Privé de votre adresse que j'ai oubliée, cette lettre vous sera remise par les soins de mon associé, qui vous délivrera la cuisinière que vous choisirez.

J'arrive de Paris où j'avais déjà appris ce que votre lettre contient sur les essais Phalanstériens d'Amérique. C'est une nouvelle preuve des difficultés à surmonter pour arriver à la réalisation du travail attrayant, grâve [sic] question dont les premiers disciples de Fourier même ont fait trop bon marché et dont le côté pratique a trop échappé à leurs études. Il se pourrait bien qu'imbus d'idées théoriques dont l'évidence des vérités qu'elles contiennent ne peut nous laisser décourager, nous n'en soyons pas moins destinés à reconnaître un peu tard que notre bonne opinion des hommes pour entrer dans la voie du travail attrayant ne soit pas plus fondée qu'elle ne l'était en 48 sur l'usage qu'ils ont fait du suffrage universel.
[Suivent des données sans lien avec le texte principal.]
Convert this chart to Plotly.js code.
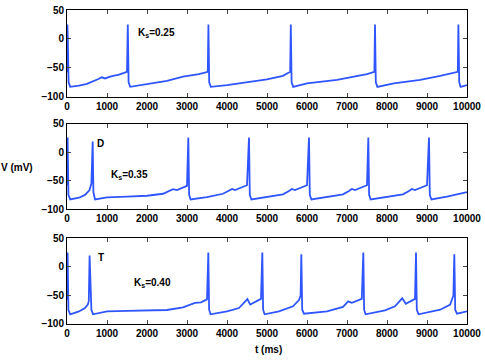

Le travail attrayant ne sera possible que là où les aptitudes seront assez étendues chez tous les individus pour qu'elles puissent s'exercer avec distinction et utilité dans un grand nombre de branches diverses du travail en général. La grande industrie qui s'organise à pas de géant en ce moment dans le monde civilisé tend précisément à un résultat contraire. Le travail s'y divise à l'infini mais pour assujétir [sic] l'individu à un détail exclusif et le priver de connaissances plus étendues.

S'il est une considération qui puisse militer en faveur de cet état de chose ce ne pourrait être que la facilité qu'il procurera pour la constitution du ménage sociétaire c'est-à-dire de la vie en commun. Cela m'amène à vous dire que depuis que j'ai été obligé de refouler si profondément mes espérances de réalisation Phalanstériennes en France, en vue de laquelle je n'aurais pas voulu éparpiller le peu de force et de concours que je pouvais lui accorder, je me suis déjà bien demandé des fois si ma position ne me permettait pas de réaliser à côté de mon établissement une cité ouvrière dans laquelle un véritable confortable serait accordé à mes ouvriers eu égard à l'état dans lequel ils vivent.

Ceci est à l'état d'étude, une autre fois je vous en dirai davantage.

Êtes-vous en mesure de m'expédier du vin de qualité ordinaire satisfaisante ? Je n'ai pas eu le temps de m'en entendre avec vous dernièrement. Je pourrais en prendre deux pièces.